Kommentar sittenwidrige Löhne: Gegen das Discounter-Prinzip

Gericht bestätigt nach Klage einer KiK-Verkäuferin: In manchen Branchen sind die Löhne sittenwidrig.

Die anonyme KiK-Verkäuferin hat alles richtig gemacht. Sie hat sich gegen einen Hungerlohn gewehrt und ihren Arbeitgeber verklagt. Prompt hat ein Dortmunder Arbeitsrichter die Textildiscount-Kette mit den roten Filialen und dem süßen Pullover-Männchen im Logo verdonnert - KiK muss die sittenwidrigen Löhne mit einer happigen Nachzahlung ausgleichen.
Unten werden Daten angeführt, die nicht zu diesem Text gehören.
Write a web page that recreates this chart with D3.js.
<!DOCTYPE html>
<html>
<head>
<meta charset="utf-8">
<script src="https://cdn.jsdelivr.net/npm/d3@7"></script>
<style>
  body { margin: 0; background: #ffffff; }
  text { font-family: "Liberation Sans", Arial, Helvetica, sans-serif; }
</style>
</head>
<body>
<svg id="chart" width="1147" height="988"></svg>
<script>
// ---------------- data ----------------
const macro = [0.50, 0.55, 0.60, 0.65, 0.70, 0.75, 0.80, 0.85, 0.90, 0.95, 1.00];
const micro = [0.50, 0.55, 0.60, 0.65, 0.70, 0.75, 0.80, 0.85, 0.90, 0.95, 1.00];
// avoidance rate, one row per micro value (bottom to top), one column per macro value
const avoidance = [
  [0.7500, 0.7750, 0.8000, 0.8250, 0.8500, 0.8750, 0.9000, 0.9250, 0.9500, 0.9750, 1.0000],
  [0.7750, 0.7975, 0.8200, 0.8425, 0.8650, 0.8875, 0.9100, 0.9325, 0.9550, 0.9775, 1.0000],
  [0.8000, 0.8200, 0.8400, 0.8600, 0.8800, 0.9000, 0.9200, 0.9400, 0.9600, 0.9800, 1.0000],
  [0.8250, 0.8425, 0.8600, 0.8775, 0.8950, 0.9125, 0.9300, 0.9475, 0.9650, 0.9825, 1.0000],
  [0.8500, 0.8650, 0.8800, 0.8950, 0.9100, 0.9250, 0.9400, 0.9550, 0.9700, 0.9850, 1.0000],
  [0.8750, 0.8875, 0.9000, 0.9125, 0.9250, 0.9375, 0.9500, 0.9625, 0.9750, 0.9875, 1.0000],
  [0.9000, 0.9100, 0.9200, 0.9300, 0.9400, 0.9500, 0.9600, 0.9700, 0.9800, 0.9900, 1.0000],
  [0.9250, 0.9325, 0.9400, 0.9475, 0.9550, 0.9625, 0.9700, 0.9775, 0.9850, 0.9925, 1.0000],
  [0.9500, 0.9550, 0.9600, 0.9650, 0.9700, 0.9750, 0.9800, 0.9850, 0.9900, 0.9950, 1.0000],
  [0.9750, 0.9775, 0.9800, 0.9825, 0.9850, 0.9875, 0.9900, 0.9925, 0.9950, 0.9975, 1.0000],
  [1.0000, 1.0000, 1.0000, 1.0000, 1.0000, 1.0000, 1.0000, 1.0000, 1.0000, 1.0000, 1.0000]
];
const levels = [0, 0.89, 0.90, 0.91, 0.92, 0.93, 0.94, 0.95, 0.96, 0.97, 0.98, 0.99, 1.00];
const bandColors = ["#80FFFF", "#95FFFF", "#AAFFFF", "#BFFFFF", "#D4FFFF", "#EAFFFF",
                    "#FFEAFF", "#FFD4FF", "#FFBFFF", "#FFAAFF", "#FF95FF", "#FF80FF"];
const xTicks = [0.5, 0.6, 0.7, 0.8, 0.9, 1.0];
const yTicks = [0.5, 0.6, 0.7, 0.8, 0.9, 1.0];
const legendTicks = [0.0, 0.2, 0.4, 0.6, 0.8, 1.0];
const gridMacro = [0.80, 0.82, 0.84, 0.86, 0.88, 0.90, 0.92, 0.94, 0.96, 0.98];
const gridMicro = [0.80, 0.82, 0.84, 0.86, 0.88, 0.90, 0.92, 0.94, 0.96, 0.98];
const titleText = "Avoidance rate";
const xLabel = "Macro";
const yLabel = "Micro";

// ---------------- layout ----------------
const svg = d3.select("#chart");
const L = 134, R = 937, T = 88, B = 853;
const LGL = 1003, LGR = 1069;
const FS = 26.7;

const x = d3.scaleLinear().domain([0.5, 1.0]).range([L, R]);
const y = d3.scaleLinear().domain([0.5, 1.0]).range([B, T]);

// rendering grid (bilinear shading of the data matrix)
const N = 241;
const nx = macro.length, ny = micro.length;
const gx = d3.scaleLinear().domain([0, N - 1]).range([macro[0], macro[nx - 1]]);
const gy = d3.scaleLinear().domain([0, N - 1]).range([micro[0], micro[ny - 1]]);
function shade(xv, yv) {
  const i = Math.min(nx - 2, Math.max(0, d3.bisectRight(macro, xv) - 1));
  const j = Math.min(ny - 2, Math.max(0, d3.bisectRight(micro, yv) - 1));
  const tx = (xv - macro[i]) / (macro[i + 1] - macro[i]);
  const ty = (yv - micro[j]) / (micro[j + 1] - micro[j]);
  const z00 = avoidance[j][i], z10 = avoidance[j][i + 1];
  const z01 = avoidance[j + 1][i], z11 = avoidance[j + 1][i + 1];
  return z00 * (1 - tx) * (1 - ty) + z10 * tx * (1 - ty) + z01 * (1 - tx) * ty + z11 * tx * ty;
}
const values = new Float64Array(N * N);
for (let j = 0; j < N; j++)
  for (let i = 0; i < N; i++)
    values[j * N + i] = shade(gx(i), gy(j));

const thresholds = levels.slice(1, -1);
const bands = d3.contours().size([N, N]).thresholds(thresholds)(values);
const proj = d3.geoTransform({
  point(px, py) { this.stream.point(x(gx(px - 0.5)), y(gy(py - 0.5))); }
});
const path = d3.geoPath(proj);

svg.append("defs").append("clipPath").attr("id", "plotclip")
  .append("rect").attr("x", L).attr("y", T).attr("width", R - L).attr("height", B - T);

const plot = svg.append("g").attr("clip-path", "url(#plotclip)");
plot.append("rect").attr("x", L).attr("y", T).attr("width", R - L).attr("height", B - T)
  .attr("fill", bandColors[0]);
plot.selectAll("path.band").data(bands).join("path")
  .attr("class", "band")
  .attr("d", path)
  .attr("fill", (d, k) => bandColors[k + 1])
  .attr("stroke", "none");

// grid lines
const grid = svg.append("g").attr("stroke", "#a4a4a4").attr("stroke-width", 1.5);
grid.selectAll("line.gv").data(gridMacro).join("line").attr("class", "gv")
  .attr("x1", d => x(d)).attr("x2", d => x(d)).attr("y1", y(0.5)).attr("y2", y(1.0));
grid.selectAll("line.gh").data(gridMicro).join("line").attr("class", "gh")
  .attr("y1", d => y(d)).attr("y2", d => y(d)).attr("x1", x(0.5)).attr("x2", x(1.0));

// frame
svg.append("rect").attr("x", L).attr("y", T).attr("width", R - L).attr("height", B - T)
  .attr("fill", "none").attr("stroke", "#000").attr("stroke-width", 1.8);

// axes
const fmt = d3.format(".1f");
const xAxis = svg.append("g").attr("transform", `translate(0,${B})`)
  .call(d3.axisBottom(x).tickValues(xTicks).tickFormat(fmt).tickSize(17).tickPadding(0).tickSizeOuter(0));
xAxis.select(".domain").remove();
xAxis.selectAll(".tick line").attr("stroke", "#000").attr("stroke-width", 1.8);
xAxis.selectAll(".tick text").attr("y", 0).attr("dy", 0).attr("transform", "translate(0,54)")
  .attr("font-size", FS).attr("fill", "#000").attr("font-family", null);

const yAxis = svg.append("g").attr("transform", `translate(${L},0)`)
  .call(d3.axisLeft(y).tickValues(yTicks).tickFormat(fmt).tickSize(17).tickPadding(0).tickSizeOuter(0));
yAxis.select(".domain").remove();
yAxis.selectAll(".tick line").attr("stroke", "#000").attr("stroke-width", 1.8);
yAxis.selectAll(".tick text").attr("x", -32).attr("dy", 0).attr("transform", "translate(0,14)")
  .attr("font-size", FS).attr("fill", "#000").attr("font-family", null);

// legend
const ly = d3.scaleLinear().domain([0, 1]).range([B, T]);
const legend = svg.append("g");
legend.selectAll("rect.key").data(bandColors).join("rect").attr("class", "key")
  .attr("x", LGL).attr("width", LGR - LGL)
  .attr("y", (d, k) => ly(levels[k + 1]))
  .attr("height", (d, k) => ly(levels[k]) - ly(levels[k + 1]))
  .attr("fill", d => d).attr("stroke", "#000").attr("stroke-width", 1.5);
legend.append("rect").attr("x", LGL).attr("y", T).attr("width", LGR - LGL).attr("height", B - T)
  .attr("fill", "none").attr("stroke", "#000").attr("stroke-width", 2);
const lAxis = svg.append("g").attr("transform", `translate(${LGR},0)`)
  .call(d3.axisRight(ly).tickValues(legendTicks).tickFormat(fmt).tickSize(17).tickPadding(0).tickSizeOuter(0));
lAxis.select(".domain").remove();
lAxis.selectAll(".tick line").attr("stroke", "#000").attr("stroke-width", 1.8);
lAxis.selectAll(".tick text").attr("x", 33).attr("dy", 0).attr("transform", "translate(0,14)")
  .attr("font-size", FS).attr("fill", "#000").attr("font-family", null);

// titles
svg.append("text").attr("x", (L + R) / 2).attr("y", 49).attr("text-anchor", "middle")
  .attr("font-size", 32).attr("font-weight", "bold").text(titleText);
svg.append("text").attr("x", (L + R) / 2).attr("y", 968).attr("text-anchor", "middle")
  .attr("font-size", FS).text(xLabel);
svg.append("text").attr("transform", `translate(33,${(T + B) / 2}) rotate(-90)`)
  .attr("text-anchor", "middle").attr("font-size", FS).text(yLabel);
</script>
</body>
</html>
Das erfreulich klare Urteil verschafft einem gerne übersehenen Fakt Öffentlichkeit: Ein Unternehmen, welches seinen Mitarbeitern Niedrigstlöhne bezahlt, verhält sich rechtswidrig - auch, wenn es in vielen Branchen noch keine Mindestlöhne gibt. Denn im Bürgerlichen Gesetzbuch regelt ein Paragraf, dass Löhne nicht in einem "auffälligen Missverhältnis zu der Leistung" stehen dürfen. Genau das ist aber in vielen Branchen der Fall. Ob es Zimmermädchen, Wachschützer oder Friseurinnen sind - Löhne zwischen 4 und 5 Euro sind gesellschaftliche Realität, der Niedriglohnsektor boomt.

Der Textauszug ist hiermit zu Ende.